Una oposición acomodada
En un sistema democrático, sea presidencialista o parlamentario, una oposición acomodada a las reglas del Estado de derecho es una condición indispensable para que ésta pueda legitimarse, fortalecerse y eventualmente llegar al poder. Esa oposición no necesita demasiada osadía o creatividad o compromiso ideológico original, más bien paciencia y sentido burocrático de la lucha política.
Pero en una realidad nacional signada por una hegemonía despótica y depredadora, una oposición acomodada al arbitrio del poder establecido es un gran apoyo para el continuismo del despotismo y un gran obstáculo para las posibilidades de un cambio efectivo, es decir radical.

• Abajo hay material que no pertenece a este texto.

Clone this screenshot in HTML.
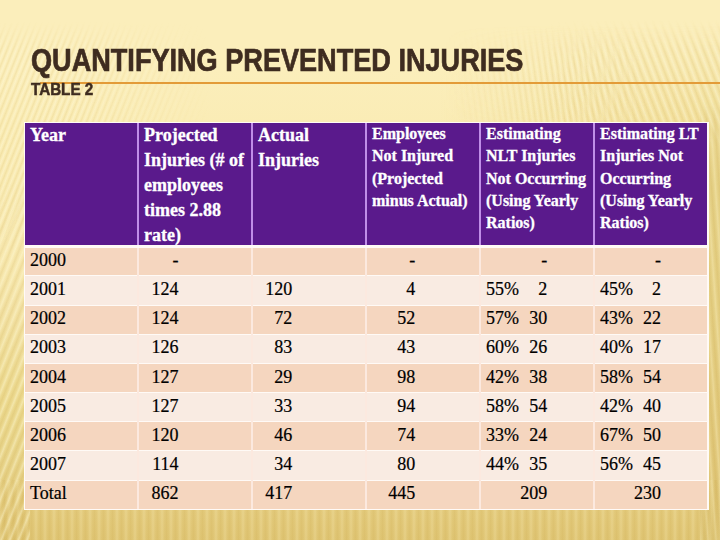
<!DOCTYPE html>
<html>
<head>
<meta charset="utf-8">
<style>
html,body{margin:0;padding:0;}
body{width:720px;height:540px;overflow:hidden;position:relative;
  background:linear-gradient(180deg,#fbeebb 0px,#fbeebb 70px,#faecb5 125px,#f8e9b0 250px,#f3e2a5 310px,#ecd98e 400px,#e8d48a 460px,#e3ca7c 510px,#dfc574 540px);
  font-family:"Liberation Serif","Times New Roman",serif;}
.bgr{position:absolute;left:440px;top:0;width:280px;height:125px;
  background:linear-gradient(90deg,rgba(232,205,120,0) 0px,rgba(232,205,120,.25) 160px,rgba(232,205,120,.45) 280px);
  -webkit-mask-image:linear-gradient(180deg,transparent 25px,#000 125px);mask-image:linear-gradient(180deg,transparent 25px,#000 125px);}
.rm{position:absolute;left:700px;top:0;width:20px;height:540px;
  background:linear-gradient(180deg,#fbeebb 0px,#f7e9b2 60px,#f2e2a2 105px,#ecd994 130px,#e6d288 185px,#e5d085 305px,#e1c87b 455px,#ddc474 540px);
  -webkit-mask-image:linear-gradient(180deg,transparent 40px,#000 110px);mask-image:linear-gradient(180deg,transparent 40px,#000 110px);}
.stL{position:absolute;left:0;top:0;width:720px;height:540px;
  background:repeating-linear-gradient(112deg,rgba(255,252,225,.32) 0px,rgba(255,252,225,0) 1.4px,rgba(205,170,70,.14) 2.8px,rgba(255,252,225,0) 4.2px,rgba(255,252,225,.32) 5.6px);
  -webkit-mask-image:linear-gradient(90deg,#000 70px,transparent 210px),linear-gradient(180deg,transparent 22px,#000 50px,#000 200px,transparent 260px);
  -webkit-mask-composite:source-in;mask-composite:intersect;}
.stLM{position:absolute;left:0;top:180px;width:30px;height:360px;
  background:repeating-linear-gradient(112deg,rgba(255,250,215,.40) 0px,rgba(255,250,215,0) 2px,rgba(190,150,50,.13) 4px,rgba(255,250,215,0) 6px,rgba(255,250,215,.40) 8px);
  -webkit-mask-image:linear-gradient(180deg,transparent 0px,#000 60px);mask-image:linear-gradient(180deg,transparent 0px,#000 60px);}
.stR{position:absolute;left:0;top:0;width:720px;height:540px;
  background:repeating-linear-gradient(69deg,rgba(255,252,225,.35) 0px,rgba(255,252,225,0) 1.85px,rgba(205,170,70,.17) 3.7px,rgba(255,252,225,0) 5.55px,rgba(255,252,225,.35) 7.4px);
  -webkit-mask-image:linear-gradient(90deg,transparent 540px,#000 640px),linear-gradient(180deg,transparent 20px,#000 50px,#000 115px,transparent 150px);
  -webkit-mask-composite:source-in;mask-composite:intersect;}
.stR2{position:absolute;left:0;top:0;width:720px;height:540px;
  background:repeating-linear-gradient(82deg,rgba(255,252,225,.30) 0px,rgba(255,252,225,0) 1.45px,rgba(205,170,70,.14) 2.9px,rgba(255,252,225,0) 4.35px,rgba(255,252,225,.30) 5.8px);
  -webkit-mask-image:linear-gradient(90deg,transparent 450px,#000 560px,#000 580px,transparent 650px),linear-gradient(180deg,transparent 26px,#000 60px,#000 115px,transparent 150px);
  -webkit-mask-composite:source-in;mask-composite:intersect;}
.stRM{position:absolute;left:700px;top:100px;width:20px;height:440px;
  background:repeating-linear-gradient(86deg,rgba(255,245,200,.30) 0px,rgba(255,245,200,0) 2px,rgba(190,150,50,.14) 4px,rgba(255,245,200,0) 6px,rgba(255,245,200,.30) 8px);
  -webkit-mask-image:linear-gradient(180deg,transparent 0px,#000 40px);mask-image:linear-gradient(180deg,transparent 0px,#000 40px);}
.stB{position:absolute;left:0;top:480px;width:720px;height:60px;
  background:repeating-linear-gradient(90deg,rgba(255,245,200,.2) 0px,rgba(255,245,200,0) 2.25px,rgba(190,150,50,.1) 4.5px,rgba(255,245,200,0) 6.75px,rgba(255,245,200,.2) 9px);}
.title{position:absolute;left:31.3px;top:42.6px;font-family:"Liberation Sans",Arial,sans-serif;font-weight:bold;
  font-size:31.2px;line-height:36px;color:#3e2c20;white-space:nowrap;transform-origin:0 0;transform:scaleX(0.869);-webkit-text-stroke:0.7px #3e2c20;}
.sub{position:absolute;left:31px;top:78.7px;font-family:"Liberation Sans",Arial,sans-serif;font-weight:bold;
  font-size:17.4px;line-height:20px;color:#3e2c20;white-space:nowrap;transform-origin:0 0;transform:scaleX(0.874);-webkit-text-stroke:0.55px #3e2c20;}
.oline{position:absolute;left:40px;top:82px;width:680px;height:2px;background:#e39b38;}
.b{position:absolute;}
.ht{position:absolute;color:#fff;font-weight:bold;white-space:nowrap;-webkit-text-stroke:0.3px #fff;}
.h18{font-size:18px;line-height:25px;}
.h16{font-size:16px;line-height:22.4px;}
.c{position:absolute;font-size:18px;line-height:20px;color:#000;white-space:nowrap;-webkit-text-stroke:0.2px #000;}
.r{text-align:right;width:80px;}
</style>
</head>
<body>
<div class="bgr"></div><div class="rm"></div><div class="stB"></div><div class="stL"></div><div class="stLM"></div><div class="stR"></div><div class="stR2"></div><div class="stRM"></div>
<div class="oline"></div>
<div class="title">QUANTIFYING PREVENTED INJURIES</div>
<div class="sub">TABLE 2</div>

<div class="b" style="left:24px;top:122px;width:685px;height:388px;background:#fffaf6"></div>
<div class="b" style="left:25px;top:123px;width:682px;height:122px;background:#5a1a8c"></div>
<div class="b" style="left:25px;top:248px;width:682px;height:27px;background:#f5d6bf"></div>
<div class="b" style="left:25px;top:276px;width:682px;height:29px;background:#f9ebe2"></div>
<div class="b" style="left:25px;top:306px;width:682px;height:28px;background:#f5d6bf"></div>
<div class="b" style="left:25px;top:335px;width:682px;height:28px;background:#f9ebe2"></div>
<div class="b" style="left:25px;top:364px;width:682px;height:28px;background:#f5d6bf"></div>
<div class="b" style="left:25px;top:393px;width:682px;height:28px;background:#f9ebe2"></div>
<div class="b" style="left:25px;top:422px;width:682px;height:28px;background:#f5d6bf"></div>
<div class="b" style="left:25px;top:451px;width:682px;height:29px;background:#f9ebe2"></div>
<div class="b" style="left:25px;top:481px;width:682px;height:28px;background:#f5d6bf"></div>
<div class="b" style="left:137px;top:123px;width:2px;height:122px;background:#c08ee8"></div>
<div class="b" style="left:137px;top:248px;width:2px;height:261px;background:#fce9df"></div>
<div class="b" style="left:251px;top:123px;width:2px;height:122px;background:#c08ee8"></div>
<div class="b" style="left:251px;top:248px;width:2px;height:261px;background:#fce9df"></div>
<div class="b" style="left:365px;top:123px;width:2px;height:122px;background:#c08ee8"></div>
<div class="b" style="left:365px;top:248px;width:2px;height:261px;background:#fce9df"></div>
<div class="b" style="left:479px;top:123px;width:2px;height:122px;background:#c08ee8"></div>
<div class="b" style="left:479px;top:248px;width:2px;height:261px;background:#fce9df"></div>
<div class="b" style="left:593px;top:123px;width:2px;height:122px;background:#c08ee8"></div>
<div class="b" style="left:593px;top:248px;width:2px;height:261px;background:#fce9df"></div>
<div class="ht h18" style="left:30px;top:122.53px">Year</div>
<div class="ht h18" style="left:144px;top:122.53px">Projected<br>Injuries (# of<br>employees<br>times 2.88<br>rate)</div>
<div class="ht h18" style="left:258px;top:122.53px">Actual<br>Injuries</div>
<div class="ht h16" style="left:372px;top:122.7px">Employees<br>Not Injured<br>(Projected<br>minus Actual)</div>
<div class="ht h16" style="left:486px;top:122.7px">Estimating<br>NLT Injuries<br>Not Occurring<br>(Using Yearly<br>Ratios)</div>
<div class="ht h16" style="left:600px;top:122.7px">Estimating LT<br>Injuries Not<br>Occurring<br>(Using Yearly<br>Ratios)</div>
<div class="c" style="left:30px;top:249.93px">2000</div>
<div class="c r" style="left:98.5px;top:249.93px">-</div>
<div class="c r" style="left:335.2px;top:249.93px">-</div>
<div class="c r" style="left:467.2px;top:249.93px">-</div>
<div class="c r" style="left:581.0px;top:249.93px">-</div>
<div class="c" style="left:30px;top:278.93px">2001</div>
<div class="c r" style="left:98.5px;top:278.93px">124</div>
<div class="c r" style="left:212.3px;top:278.93px">120</div>
<div class="c r" style="left:335.2px;top:278.93px">4</div>
<div class="c" style="left:486px;top:278.93px">55%</div>
<div class="c r" style="left:467.2px;top:278.93px">2</div>
<div class="c" style="left:600px;top:278.93px">45%</div>
<div class="c r" style="left:581.0px;top:278.93px">2</div>
<div class="c" style="left:30px;top:307.93px">2002</div>
<div class="c r" style="left:98.5px;top:307.93px">124</div>
<div class="c r" style="left:212.3px;top:307.93px">72</div>
<div class="c r" style="left:335.2px;top:307.93px">52</div>
<div class="c" style="left:486px;top:307.93px">57%</div>
<div class="c r" style="left:467.2px;top:307.93px">30</div>
<div class="c" style="left:600px;top:307.93px">43%</div>
<div class="c r" style="left:581.0px;top:307.93px">22</div>
<div class="c" style="left:30px;top:336.93px">2003</div>
<div class="c r" style="left:98.5px;top:336.93px">126</div>
<div class="c r" style="left:212.3px;top:336.93px">83</div>
<div class="c r" style="left:335.2px;top:336.93px">43</div>
<div class="c" style="left:486px;top:336.93px">60%</div>
<div class="c r" style="left:467.2px;top:336.93px">26</div>
<div class="c" style="left:600px;top:336.93px">40%</div>
<div class="c r" style="left:581.0px;top:336.93px">17</div>
<div class="c" style="left:30px;top:366.93px">2004</div>
<div class="c r" style="left:98.5px;top:366.93px">127</div>
<div class="c r" style="left:212.3px;top:366.93px">29</div>
<div class="c r" style="left:335.2px;top:366.93px">98</div>
<div class="c" style="left:486px;top:366.93px">42%</div>
<div class="c r" style="left:467.2px;top:366.93px">38</div>
<div class="c" style="left:600px;top:366.93px">58%</div>
<div class="c r" style="left:581.0px;top:366.93px">54</div>
<div class="c" style="left:30px;top:395.93px">2005</div>
<div class="c r" style="left:98.5px;top:395.93px">127</div>
<div class="c r" style="left:212.3px;top:395.93px">33</div>
<div class="c r" style="left:335.2px;top:395.93px">94</div>
<div class="c" style="left:486px;top:395.93px">58%</div>
<div class="c r" style="left:467.2px;top:395.93px">54</div>
<div class="c" style="left:600px;top:395.93px">42%</div>
<div class="c r" style="left:581.0px;top:395.93px">40</div>
<div class="c" style="left:30px;top:424.93px">2006</div>
<div class="c r" style="left:98.5px;top:424.93px">120</div>
<div class="c r" style="left:212.3px;top:424.93px">46</div>
<div class="c r" style="left:335.2px;top:424.93px">74</div>
<div class="c" style="left:486px;top:424.93px">33%</div>
<div class="c r" style="left:467.2px;top:424.93px">24</div>
<div class="c" style="left:600px;top:424.93px">67%</div>
<div class="c r" style="left:581.0px;top:424.93px">50</div>
<div class="c" style="left:30px;top:453.93px">2007</div>
<div class="c r" style="left:98.5px;top:453.93px">114</div>
<div class="c r" style="left:212.3px;top:453.93px">34</div>
<div class="c r" style="left:335.2px;top:453.93px">80</div>
<div class="c" style="left:486px;top:453.93px">44%</div>
<div class="c r" style="left:467.2px;top:453.93px">35</div>
<div class="c" style="left:600px;top:453.93px">56%</div>
<div class="c r" style="left:581.0px;top:453.93px">45</div>
<div class="c" style="left:30px;top:482.93px">Total</div>
<div class="c r" style="left:98.5px;top:482.93px">862</div>
<div class="c r" style="left:212.3px;top:482.93px">417</div>
<div class="c r" style="left:335.2px;top:482.93px">445</div>
<div class="c r" style="left:467.2px;top:482.93px">209</div>
<div class="c r" style="left:581.0px;top:482.93px">230</div>
</body>
</html>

Una oposición de este tenor incurre en el error esencial de pretender sustituir una anti-democracia, con una «estrategia» de rigorismo democrático. Un imposible. En verdad, un absurdo.
Pasa el tiempo y la oposición acomodada, por naturaleza ineficaz en estos contextos, corre el riesgo de transarse con el poder despótico en una gran farsa política, que no es de gratis sino que comporta beneficios de diversa índole para los voceros de esa oposición y sus entornos clientelares.
La consigna puede ser: «esto es lo que hay», y así lastimosamente los afanes de lucha se van frustrando, los jóvenes que se movilizan por su idealismo se van decepcionando, las protestas sociales se van desconectado, aún más, de la política; y el resultado de todo esto es un marasmo sin vitalidad ni destino, en el que la nación se sigue deslizando hacia abismos más profundos.
Una oposición aguerrida, decidida, clara en la defensa de los principios democráticos; dispuesta a enfrentar, movilizar y desafiar es lo que se necesita para una lucha que tenga visos de triunfo popular, y apertura de nuevos y fructíferos caminos en lo político, económico y social.
La «oposición acomodada» es lo contrario a lo anterior. Y hasta prefiere la permanencia de la hegemonía despótica que el surgimiento de fuerzas opositoras no acomodadas, ni mucho menos acomodaticias.